The NWSA is raising the bar on safety and quality and have a positive, transformational impact on the entire industry long-term. NWSA certification will benefit the following:
- Tower climbers, technicians and other industry workers will ultimately benefit through a safer working environment, opportunities to enhance/diversify their skill-sets and by receiving the recognition of national credentialing that these skilled professionals deserve.
- Contractor companies will ultimately benefit through a safe and qualified employee base by leveling the playing field for all companies. Simply put, NWSA’s national certification program will reward the contractor entities who do things the right way when it comes to safety and quality while at the same time forcing the “fly-by-night” contractors to raise their performance (through an investment in safety and quality) or to get out of the game.
- Tower owners (vertical real estate companies) will ultimately benefit through diminished liability exposure and by receiving greater assurance that the men and women working on their tower sites are adequately trained and prepared to perform the scope of work required to work on their valuable property.
- Wireless carriers will ultimately benefit by receiving a better quality network build-out from a reliable, safe and qualified contractor company. The carriers know that there is a direct correlation between their network performance quality and the qualifications of the contractor. The NWSA will provide wireless carriers with a national certification requirement to place in their contracts and ultimately provide greater assurances that the men and women working on their network build-outs will perform quality work.

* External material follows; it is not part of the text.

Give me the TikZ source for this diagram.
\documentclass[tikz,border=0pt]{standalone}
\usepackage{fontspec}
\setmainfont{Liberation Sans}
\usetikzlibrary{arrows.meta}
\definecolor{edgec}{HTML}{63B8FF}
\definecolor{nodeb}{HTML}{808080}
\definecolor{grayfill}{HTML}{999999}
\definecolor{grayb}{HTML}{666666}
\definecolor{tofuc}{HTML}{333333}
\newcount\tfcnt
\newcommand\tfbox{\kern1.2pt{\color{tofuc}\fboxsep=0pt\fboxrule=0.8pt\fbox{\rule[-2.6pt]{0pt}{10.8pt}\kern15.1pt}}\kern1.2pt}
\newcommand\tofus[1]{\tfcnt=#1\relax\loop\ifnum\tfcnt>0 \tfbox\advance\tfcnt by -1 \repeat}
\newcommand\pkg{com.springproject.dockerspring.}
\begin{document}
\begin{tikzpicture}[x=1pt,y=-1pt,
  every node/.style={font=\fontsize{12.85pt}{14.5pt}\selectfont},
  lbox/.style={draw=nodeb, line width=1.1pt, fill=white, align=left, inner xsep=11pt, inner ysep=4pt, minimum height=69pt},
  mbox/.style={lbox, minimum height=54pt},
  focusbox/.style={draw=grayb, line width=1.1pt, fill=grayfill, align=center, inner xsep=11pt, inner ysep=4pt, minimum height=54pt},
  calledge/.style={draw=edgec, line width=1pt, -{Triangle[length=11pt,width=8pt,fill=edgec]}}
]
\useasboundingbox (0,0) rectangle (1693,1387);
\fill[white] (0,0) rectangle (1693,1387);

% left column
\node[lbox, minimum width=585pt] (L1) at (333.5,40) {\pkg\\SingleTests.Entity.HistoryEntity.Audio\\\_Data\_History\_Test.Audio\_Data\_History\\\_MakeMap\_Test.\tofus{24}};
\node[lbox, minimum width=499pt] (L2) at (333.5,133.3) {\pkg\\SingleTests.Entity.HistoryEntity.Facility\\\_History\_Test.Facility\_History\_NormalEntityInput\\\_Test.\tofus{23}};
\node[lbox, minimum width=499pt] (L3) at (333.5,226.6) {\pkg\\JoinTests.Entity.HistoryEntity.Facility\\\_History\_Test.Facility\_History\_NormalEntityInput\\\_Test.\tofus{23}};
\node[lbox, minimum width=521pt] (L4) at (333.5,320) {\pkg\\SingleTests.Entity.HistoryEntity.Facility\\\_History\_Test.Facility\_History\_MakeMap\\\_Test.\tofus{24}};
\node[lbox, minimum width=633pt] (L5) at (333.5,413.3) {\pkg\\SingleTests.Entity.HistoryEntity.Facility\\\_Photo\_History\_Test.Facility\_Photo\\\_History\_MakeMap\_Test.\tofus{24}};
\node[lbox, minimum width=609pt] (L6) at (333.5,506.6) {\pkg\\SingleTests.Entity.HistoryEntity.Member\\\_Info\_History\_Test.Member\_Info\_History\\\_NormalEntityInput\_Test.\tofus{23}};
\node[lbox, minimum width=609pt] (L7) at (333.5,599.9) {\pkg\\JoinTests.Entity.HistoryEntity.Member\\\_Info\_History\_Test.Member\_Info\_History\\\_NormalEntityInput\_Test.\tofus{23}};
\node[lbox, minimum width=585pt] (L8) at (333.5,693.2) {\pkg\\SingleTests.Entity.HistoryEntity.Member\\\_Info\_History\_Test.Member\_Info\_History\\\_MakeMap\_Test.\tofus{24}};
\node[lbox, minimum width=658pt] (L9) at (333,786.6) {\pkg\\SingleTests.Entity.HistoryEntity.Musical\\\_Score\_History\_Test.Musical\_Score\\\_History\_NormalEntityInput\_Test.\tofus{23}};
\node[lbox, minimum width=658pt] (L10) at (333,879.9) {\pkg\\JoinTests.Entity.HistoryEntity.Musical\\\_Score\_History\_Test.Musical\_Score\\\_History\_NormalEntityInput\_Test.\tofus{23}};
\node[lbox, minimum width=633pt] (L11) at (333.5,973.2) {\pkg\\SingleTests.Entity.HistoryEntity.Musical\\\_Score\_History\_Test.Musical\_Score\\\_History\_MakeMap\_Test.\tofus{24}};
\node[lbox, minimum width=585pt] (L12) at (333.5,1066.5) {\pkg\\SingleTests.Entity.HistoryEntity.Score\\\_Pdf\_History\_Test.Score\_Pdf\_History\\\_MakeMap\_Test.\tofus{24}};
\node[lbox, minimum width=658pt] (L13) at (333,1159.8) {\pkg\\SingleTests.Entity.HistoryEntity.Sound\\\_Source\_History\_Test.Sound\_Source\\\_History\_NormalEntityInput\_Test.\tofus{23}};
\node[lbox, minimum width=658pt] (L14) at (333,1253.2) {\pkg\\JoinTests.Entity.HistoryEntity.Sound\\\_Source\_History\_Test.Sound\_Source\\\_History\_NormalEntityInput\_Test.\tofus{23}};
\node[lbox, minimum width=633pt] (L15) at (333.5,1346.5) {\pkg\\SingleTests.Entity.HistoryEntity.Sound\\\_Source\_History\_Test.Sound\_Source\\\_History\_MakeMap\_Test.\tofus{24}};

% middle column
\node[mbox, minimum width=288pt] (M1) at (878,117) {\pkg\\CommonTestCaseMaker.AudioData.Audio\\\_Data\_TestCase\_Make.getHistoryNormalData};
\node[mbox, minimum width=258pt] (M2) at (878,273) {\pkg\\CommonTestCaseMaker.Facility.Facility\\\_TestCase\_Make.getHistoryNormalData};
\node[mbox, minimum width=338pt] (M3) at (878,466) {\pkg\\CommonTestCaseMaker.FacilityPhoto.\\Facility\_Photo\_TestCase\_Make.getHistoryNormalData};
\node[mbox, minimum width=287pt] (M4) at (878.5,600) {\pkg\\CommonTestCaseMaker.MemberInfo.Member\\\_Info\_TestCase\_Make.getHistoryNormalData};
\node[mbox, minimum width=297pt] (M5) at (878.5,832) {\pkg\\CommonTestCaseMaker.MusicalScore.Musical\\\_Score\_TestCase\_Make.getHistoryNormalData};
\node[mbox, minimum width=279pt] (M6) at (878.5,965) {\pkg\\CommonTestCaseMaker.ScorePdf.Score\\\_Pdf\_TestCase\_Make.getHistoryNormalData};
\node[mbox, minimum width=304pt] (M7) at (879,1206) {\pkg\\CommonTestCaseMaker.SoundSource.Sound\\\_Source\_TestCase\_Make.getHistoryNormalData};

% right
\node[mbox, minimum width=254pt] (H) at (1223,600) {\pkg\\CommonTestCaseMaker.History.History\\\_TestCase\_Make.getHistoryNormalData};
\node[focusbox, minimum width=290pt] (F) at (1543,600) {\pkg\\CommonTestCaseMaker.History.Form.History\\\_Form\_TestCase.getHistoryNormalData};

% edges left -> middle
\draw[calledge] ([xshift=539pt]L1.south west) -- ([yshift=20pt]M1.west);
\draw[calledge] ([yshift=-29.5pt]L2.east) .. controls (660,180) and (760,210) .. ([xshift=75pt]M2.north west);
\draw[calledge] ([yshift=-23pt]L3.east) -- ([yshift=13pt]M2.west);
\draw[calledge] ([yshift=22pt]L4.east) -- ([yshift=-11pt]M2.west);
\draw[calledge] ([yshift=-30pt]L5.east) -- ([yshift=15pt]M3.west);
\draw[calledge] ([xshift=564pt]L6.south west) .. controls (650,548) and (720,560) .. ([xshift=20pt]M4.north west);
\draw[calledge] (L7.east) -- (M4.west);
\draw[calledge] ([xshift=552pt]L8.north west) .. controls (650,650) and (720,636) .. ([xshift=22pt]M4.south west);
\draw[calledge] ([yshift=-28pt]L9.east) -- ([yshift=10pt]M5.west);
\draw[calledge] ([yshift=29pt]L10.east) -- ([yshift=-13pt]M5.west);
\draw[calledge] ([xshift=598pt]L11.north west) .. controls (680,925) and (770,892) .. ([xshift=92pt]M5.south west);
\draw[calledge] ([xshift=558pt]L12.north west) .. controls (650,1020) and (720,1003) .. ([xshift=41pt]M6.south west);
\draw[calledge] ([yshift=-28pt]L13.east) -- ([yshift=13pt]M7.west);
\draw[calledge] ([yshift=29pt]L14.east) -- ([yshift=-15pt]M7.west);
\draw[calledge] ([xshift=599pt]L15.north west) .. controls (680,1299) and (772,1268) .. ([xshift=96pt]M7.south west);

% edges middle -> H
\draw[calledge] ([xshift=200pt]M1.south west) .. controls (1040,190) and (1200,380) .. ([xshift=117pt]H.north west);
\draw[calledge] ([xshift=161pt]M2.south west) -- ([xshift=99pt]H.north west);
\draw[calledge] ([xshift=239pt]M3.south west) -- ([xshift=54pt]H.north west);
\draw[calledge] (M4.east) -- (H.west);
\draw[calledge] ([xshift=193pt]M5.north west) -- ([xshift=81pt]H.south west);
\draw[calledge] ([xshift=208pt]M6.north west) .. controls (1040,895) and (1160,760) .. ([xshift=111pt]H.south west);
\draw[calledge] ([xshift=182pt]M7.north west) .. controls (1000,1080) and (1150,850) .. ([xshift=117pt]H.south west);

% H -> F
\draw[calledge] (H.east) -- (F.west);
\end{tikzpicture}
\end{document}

- Equipment manufacturers will benefit by receiving greater assurance that their PPE equipment is being utilized properly and safely by more of the industry’s workforce.
- Industry training providers will benefit through the consistency of the uniform vernacular, worker categories, knowledge-based skills and field-based skills outlined in the NWSA’s National Wireless Skills-Based Training Standard.
- Government agencies will benefit by referencing and recognizing the NWSA’s national wireless skills-based consensus matrix and having a national assessment and certification organization that offers ANSI accredited programs.
Industry leaders have pledged to provide timely and relevant updates to the industry as key benchmarks are achieved in the establishment of the NWSA national assessment and certification program.